Mayur Ramesh, M.D., a Henry Ford Infectious Diseases physician and senior author of the study, says the treatment, while unusual, has promising results:
"More than 90 percent of the patients in our study were cured of their C.diff infection. This treatment is a viable option for patients who are not responding to conventional treatment and who want to avoid surgery."
During the study, researchers examined 49 patients who contracted Clostridium difficile, or C.diff, a bacterium that produces diarrhea and other severe intestinal problems, and also causes 14,000 deaths annually.
Symptoms of C.diff include water diarrhea, fever, loss of appetite, nausea, abdominal pain and tenderness. It is found in patients taking antibiotics, and easily passes from person-to-person or from contact with contaminated equipment and objects like door knobs.
People infected with C.diff infection are generally treated with the antibiotics metronidazole or vancomycin.
In some cases, surgery may be required to remove the infected part of the intestines. In this particular study, patients were treated between May 2010 and June 2012 with a therapy known as intestinal microbiota transplantation (IMT), which uses donated stool from a health family member.
They then mixed the healthy stool with warm tap water and used it to re-establish the regular intestinal flora into the patient's gastrointestinal tract. Intestinal flora is healthy bacteria that trigger the immune system and help the digestion and absorption of food.
Dr. Ramesh says:
"Patients who receive treatment through a nasogastric tube don't taste or smell the stool mixture as it's administered.
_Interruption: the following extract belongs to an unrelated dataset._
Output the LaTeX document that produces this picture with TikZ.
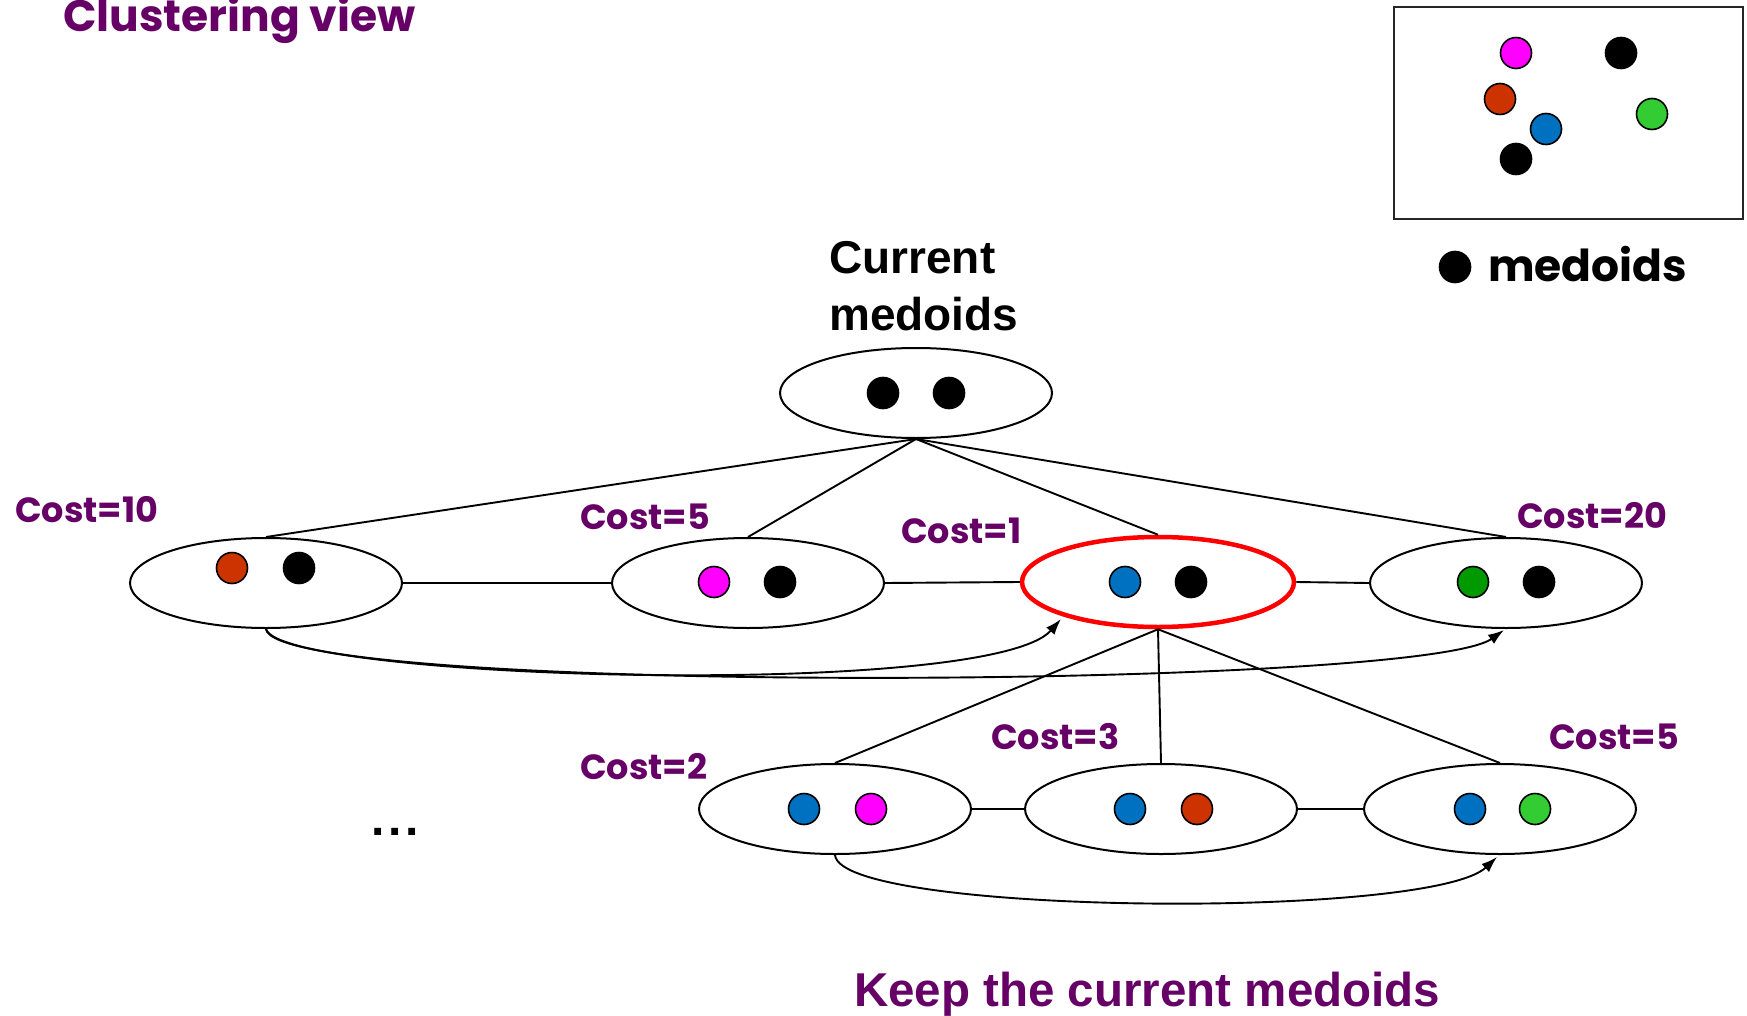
\documentclass[tikz,border=0pt]{standalone}
\usepackage{fontspec}
\setmainfont{Liberation Sans}
\newfontfamily\gothic{Poppins}
\usetikzlibrary{shapes.geometric,arrows.meta}
\definecolor{plum}{HTML}{660066}
\definecolor{dmagenta}{HTML}{FF00FF}
\definecolor{dorange}{HTML}{CC3300}
\definecolor{dblue}{HTML}{0070C0}
\definecolor{dgreen}{HTML}{009900}
\definecolor{lgreen}{HTML}{33CC33}
\tikzset{
  setnode/.style={ellipse, draw, line width=2pt, fill=white,
    minimum width=272pt, minimum height=90pt, inner sep=0pt},
  bestnode/.style={setnode, draw=red, line width=4.5pt},
  dot/.style={circle, draw=black, line width=1.6pt, fill=#1,
    minimum size=31pt, inner sep=0pt},
  link/.style={draw, line width=1.9pt},
  swap/.style={draw, line width=1.9pt, -{Latex[length=16pt,width=11pt]}},
  cost/.style={anchor=base west, inner sep=0pt, text=plum,
    font=\gothic\bfseries\fontsize{35}{40}\selectfont},
  title/.style={anchor=base west, inner sep=0pt, text=plum,
    font=\gothic\bfseries\fontsize{44}{50}\selectfont},
  heading/.style={anchor=base west, inner sep=0pt,
    font=\bfseries\fontsize{46}{54}\selectfont}
}
\begin{document}
\begin{tikzpicture}[x=1pt, y=-1pt]
\useasboundingbox (0,0) rectangle (1747,1016);

% title and legend
\node[title] (ttl) at (63,32) {Clustering view};
\draw[line width=2pt, draw=black!85] (1394,7) rectangle (1743,219);
\node[dot=dmagenta] (lp1) at (1516,53) {};
\node[dot=black]    (lp2) at (1621,53) {};
\node[dot=dorange]  (lp3) at (1500,99) {};
\node[dot=lgreen]   (lp4) at (1652,114) {};
\node[dot=dblue]    (lp5) at (1546,129) {};
\node[dot=black]    (lp6) at (1516,159) {};
\node[dot=black]    (ldot) at (1455,267) {};
\node[anchor=base west, inner sep=0pt, font=\gothic\bfseries\fontsize{44}{50}\selectfont] (ltxt) at (1488,281) {medoids};

% current medoids
\node[heading] (cur1) at (829,273) {Current};
\node[heading] (cur2) at (829,330) {medoids};

% set positions
\coordinate (pT) at (916,393);
\coordinate (p1) at (266,583);
\coordinate (p2) at (748,583);
\coordinate (p3) at (1158,582);
\coordinate (p4) at (1506,583);
\coordinate (q1) at (835,809);
\coordinate (q2) at (1161,809);
\coordinate (q3) at (1500,809);

\node[setnode] (T) at (pT) {};
\node[setnode] (E1) at (p1) {};
\node[setnode] (E2) at (p2) {};
\node[bestnode] (E3) at (p3) {};
\node[setnode] (E4) at (p4) {};
\node[setnode] (F1) at (q1) {};
\node[setnode] (F2) at (q2) {};
\node[setnode] (F3) at (q3) {};

% neighbour links
\draw[link] (T.south) -- (E1.north);
\draw[link] (T.south) -- (E2.north);
\draw[link] (T.south) -- (E3.north);
\draw[link] (T.south) -- (E4.north);
\draw[link] (E1.east) -- (E2.west);
\draw[link] (E2.east) -- (E3.west);
\draw[link] (E3.east) -- (E4.west);
\draw[link] (E3.south) -- (F1.north);
\draw[link] (E3.south) -- (F2.north);
\draw[link] (E3.south) -- (F3.north);
\draw[link] (F1.east) -- (F2.west);
\draw[link] (F2.east) -- (F3.west);

% swap arrows
\coordinate (tipA) at (1061,619);
\coordinate (tipB) at (1504,630);
\coordinate (tipC) at (1497,857);
\draw[swap] (E1.south) .. controls (280,680) and (990,700) .. (tipA);
\draw[swap] (E1.south) .. controls (275,695) and (1420,690) .. (tipB);
\draw[swap] (F1.south) .. controls (840,915) and (1430,920) .. (tipC);

% medoid dots
\node[dot=black] (t1) at (883,393) {};
\node[dot=black] (t2) at (949,393) {};
\node[dot=dorange]  (a1) at (232,568) {};
\node[dot=black]    (a2) at (299,568) {};
\node[dot=dmagenta] (b1) at (714,582) {};
\node[dot=black]    (b2) at (780,582) {};
\node[dot=dblue]    (c1) at (1125,582) {};
\node[dot=black]    (c2) at (1191,582) {};
\node[dot=dgreen]   (d1) at (1473,582) {};
\node[dot=black]    (d2) at (1539,582) {};
\node[dot=dblue]    (f1) at (804,809) {};
\node[dot=dmagenta] (f2) at (871,809) {};
\node[dot=dblue]    (g1) at (1130,809) {};
\node[dot=dorange]  (g2) at (1197,809) {};
\node[dot=dblue]    (h1) at (1470,809) {};
\node[dot=lgreen]   (h2) at (1535,809) {};

% costs
\node[cost] (k1) at (15,522) {Cost=10};
\node[cost] (k2) at (580,529) {Cost=5};
\node[cost] (k3) at (901,543) {Cost=1};
\node[cost] (k4) at (1517,528) {Cost=20};
\node[cost] (k5) at (580,779) {Cost=2};
\node[cost] (k6) at (991,749) {Cost=3};
\node[cost] (k7) at (1549,749) {Cost=5};

\node[anchor=base west, inner sep=0pt, font=\bfseries\fontsize{48}{50}\selectfont] (dots) at (371,835) {.\kern4pt.\kern4pt.};

\node[heading, text=plum, font=\bfseries\fontsize{47.5}{54}\selectfont] (keep) at (854,1006) {Keep the current medoids};
\end{tikzpicture}
\end{document}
Patients often resume their diet within a couple hours and are feeling better within 24 hours."
Forty-three patients fully recovered, four died of causes unassociated with C.diff, one had intestinal surgery, and one showed no improvement, out of the 49 patients in total.
Fecal transplant performed in 2011In May 2011, doctors at Sinai Hospital performed fecal transplant procedures on two patients with severe C. diff colitis. Neither of them had responded to routine antibiotic or other treatments.
One patient, Elen Blackwell, had been struggling with C. diff for one year before undergoing the procedure. Blackwell said "My choices were to lose my colon, die or have a fecal transplant from a loving donor. I had no choice. This saved my life." The donor was her daughter.